◆ SHORT TASK:
Retype every line from the start of the data down to and including the line with "const startAngle = 92.4;". Skip the pictures.

◆ INFORMATION SHOWN:

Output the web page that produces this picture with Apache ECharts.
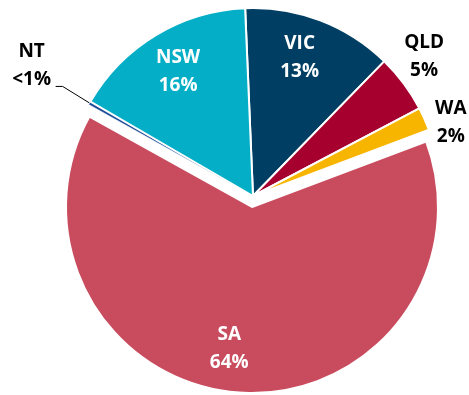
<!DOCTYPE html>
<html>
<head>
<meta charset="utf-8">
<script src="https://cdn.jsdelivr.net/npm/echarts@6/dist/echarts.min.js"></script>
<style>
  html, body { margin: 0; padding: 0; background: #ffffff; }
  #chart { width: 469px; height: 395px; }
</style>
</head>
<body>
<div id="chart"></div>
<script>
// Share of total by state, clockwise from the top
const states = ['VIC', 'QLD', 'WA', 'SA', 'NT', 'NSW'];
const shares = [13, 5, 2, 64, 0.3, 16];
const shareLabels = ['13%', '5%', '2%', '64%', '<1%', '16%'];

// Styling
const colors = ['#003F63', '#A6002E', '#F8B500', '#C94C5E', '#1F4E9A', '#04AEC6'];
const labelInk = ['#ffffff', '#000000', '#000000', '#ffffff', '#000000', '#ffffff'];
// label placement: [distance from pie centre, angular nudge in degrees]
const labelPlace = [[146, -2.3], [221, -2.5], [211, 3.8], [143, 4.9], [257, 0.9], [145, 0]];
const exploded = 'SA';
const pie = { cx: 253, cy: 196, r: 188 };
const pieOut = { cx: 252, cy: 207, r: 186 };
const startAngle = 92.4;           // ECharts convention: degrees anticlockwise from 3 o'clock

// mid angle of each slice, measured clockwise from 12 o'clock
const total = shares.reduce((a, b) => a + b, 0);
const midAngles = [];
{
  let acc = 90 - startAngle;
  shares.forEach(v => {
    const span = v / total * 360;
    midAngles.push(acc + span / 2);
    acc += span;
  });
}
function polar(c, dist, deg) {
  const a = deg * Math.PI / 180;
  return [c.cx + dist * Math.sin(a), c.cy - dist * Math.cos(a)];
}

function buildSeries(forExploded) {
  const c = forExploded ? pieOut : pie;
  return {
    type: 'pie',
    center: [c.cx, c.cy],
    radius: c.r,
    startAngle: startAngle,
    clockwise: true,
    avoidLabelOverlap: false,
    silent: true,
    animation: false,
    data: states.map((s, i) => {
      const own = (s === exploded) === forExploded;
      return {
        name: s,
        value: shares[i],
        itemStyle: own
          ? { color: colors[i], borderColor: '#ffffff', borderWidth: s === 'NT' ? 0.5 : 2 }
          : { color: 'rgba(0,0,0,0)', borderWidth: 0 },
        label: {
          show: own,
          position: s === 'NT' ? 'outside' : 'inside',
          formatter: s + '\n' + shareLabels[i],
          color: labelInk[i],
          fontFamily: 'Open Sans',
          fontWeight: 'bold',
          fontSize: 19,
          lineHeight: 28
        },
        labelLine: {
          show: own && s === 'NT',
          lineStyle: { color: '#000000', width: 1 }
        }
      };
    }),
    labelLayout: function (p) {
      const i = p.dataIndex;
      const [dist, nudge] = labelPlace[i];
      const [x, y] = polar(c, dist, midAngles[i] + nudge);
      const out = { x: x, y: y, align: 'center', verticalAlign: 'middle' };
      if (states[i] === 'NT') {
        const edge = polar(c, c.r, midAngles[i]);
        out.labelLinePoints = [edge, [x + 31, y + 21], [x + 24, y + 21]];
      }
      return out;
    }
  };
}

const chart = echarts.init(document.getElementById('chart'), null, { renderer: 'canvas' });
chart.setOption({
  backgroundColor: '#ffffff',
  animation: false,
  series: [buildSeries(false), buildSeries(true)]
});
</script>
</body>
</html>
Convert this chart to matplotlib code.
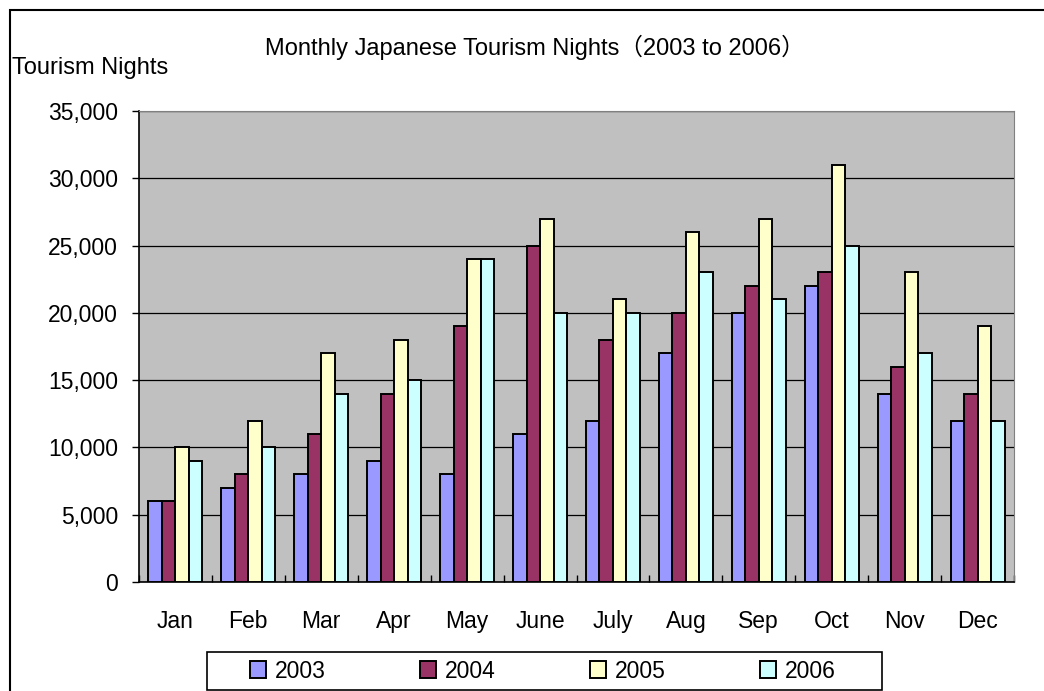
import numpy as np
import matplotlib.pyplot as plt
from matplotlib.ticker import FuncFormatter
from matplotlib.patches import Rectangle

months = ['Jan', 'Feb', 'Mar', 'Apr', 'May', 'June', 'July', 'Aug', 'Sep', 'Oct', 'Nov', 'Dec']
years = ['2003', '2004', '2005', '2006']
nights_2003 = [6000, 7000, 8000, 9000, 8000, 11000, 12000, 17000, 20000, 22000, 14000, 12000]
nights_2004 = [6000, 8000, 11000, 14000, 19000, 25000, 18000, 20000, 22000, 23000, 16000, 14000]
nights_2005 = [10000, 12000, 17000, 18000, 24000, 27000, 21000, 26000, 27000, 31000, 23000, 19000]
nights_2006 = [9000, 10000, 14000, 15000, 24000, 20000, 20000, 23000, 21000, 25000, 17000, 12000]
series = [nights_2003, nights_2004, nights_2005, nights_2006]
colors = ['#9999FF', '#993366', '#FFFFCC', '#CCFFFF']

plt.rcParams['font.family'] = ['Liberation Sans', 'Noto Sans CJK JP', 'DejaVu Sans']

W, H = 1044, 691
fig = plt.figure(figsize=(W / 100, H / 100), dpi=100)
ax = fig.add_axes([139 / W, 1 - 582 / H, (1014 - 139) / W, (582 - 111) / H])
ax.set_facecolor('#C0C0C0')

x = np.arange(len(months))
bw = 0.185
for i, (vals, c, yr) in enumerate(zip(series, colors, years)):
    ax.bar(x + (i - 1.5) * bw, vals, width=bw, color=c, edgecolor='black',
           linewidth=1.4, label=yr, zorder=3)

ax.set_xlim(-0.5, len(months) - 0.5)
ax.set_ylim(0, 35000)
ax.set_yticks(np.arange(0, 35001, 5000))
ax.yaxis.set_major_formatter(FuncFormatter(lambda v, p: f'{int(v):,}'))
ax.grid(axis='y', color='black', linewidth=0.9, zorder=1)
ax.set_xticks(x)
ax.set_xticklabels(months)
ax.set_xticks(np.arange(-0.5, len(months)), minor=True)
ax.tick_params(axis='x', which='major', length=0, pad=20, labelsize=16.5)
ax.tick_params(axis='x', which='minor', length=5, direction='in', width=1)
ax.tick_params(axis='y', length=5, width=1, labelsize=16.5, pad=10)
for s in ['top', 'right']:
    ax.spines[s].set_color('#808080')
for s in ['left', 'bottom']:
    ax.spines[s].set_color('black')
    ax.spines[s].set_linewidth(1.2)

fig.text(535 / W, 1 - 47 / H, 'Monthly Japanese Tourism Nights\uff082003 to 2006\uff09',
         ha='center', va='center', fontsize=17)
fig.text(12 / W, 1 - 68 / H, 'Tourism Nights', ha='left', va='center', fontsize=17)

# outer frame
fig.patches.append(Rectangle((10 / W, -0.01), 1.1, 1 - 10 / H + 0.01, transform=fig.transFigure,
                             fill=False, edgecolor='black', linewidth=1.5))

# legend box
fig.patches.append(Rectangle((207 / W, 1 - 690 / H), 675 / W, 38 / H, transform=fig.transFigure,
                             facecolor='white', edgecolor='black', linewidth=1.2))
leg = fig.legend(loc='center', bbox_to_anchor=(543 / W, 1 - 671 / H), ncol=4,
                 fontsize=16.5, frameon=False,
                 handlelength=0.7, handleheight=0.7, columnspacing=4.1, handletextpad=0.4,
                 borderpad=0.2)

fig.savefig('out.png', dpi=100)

◆ RESPONSE:
Output the web page that produces this picture with Apache ECharts.
<!DOCTYPE html>
<html>
<head>
<meta charset="utf-8">
<script src="https://cdn.jsdelivr.net/npm/echarts@6/dist/echarts.min.js"></script>
<style>
  html, body { margin: 0; padding: 0; background: #ffffff; }
  #chart { width: 469px; height: 395px; }
</style>
</head>
<body>
<div id="chart"></div>
<script>
// Share of total by state, clockwise from the top
const states = ['VIC', 'QLD', 'WA', 'SA', 'NT', 'NSW'];
const shares = [13, 5, 2, 64, 0.3, 16];
const shareLabels = ['13%', '5%', '2%', '64%', '<1%', '16%'];

// Styling
const colors = ['#003F63', '#A6002E', '#F8B500', '#C94C5E', '#1F4E9A', '#04AEC6'];
const labelInk = ['#ffffff', '#000000', '#000000', '#ffffff', '#000000', '#ffffff'];
// label placement: [distance from pie centre, angular nudge in degrees]
const labelPlace = [[146, -2.3], [221, -2.5], [211, 3.8], [143, 4.9], [257, 0.9], [145, 0]];
const exploded = 'SA';
const pie = { cx: 253, cy: 196, r: 188 };
const pieOut = { cx: 252, cy: 207, r: 186 };
const startAngle = 92.4;           // ECharts convention: degrees anticlockwise from 3 o'clock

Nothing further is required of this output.